The university says in 2010, 36 per cent of the levy went towards "student union costs" - comprising the Student Union and Student Commons facility operating costs and utilities, funding to support AUSA - including clubs, cultural activities, student representation and advocacy, the Postgraduate Students' Association, Nga Tauira Maori and the Auckland University Pacific Island Students' Association, Orientation, Student Financial Support and Student Emergency Support.

The remainder is used to cover the costs of Student Health services, counselling, the Recreation Centre, careers and accommodation services, the chapel, the international student advisory and disabilities support.

AUSA says the reason students don't join is largely because many don't know what the association does and that it's difficult to get that information across without spending up large on marketing - something it has resisted because it seems wasteful of its precious resources. While most will be aware, for example, that AUSA runs Orientation Week and Shadows (the student bar), many would be unaware of AUSA's welfare and advocacy services - such as its Welfare Assistance Grants for students in need.
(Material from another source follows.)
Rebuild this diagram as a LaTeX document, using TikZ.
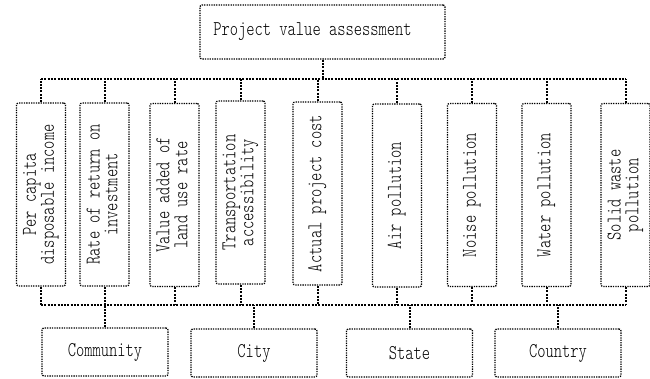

Most would be unaware, too, that AUSA provides student representation on many university policy committees to ensure student voice in university decisions. The association points out also that, as there has never been a time in the University's recent history when services have not been provided, students expect that AUSA services will always be there. "Students do not automatically draw a conclusion between the continued existence of services and their reliance on the continued existence of students' associations." AUSA points out that most students don't realise that it uses the profit from its commercial operations to finance its core services. "If our businesses fail to provide a dividend or collapse, AUSA is placed in jeopardy."

AUSA is also concerned that its existence is reliant on the continued benevolence of the university - an arrangement that it feels compromises its independence and its core role to act on behalf of students.

"The university could pull our funding at any time if we were to act in a way that [it] disagreed with."

All of which makes it difficult not see the bill, as Green MP Gareth Hughes told Parliament, as "an ideological problem in search of a solution", designed to reduce students' ability to organise and stifle critique of Government policy.

But student apathy must also take some responsibility. While there have been protests against the bill, they haven't been particularly effective.

Yet the detailed submissions to the select committee show that some do care very much about what it means to belong to a university and how active student groups are vital to a vibrant university culture. They also show a proud history, spanning a century, of playing a significant role in building universities' reputations.

Whether such things still matter or will survive under this bill remains to be seen.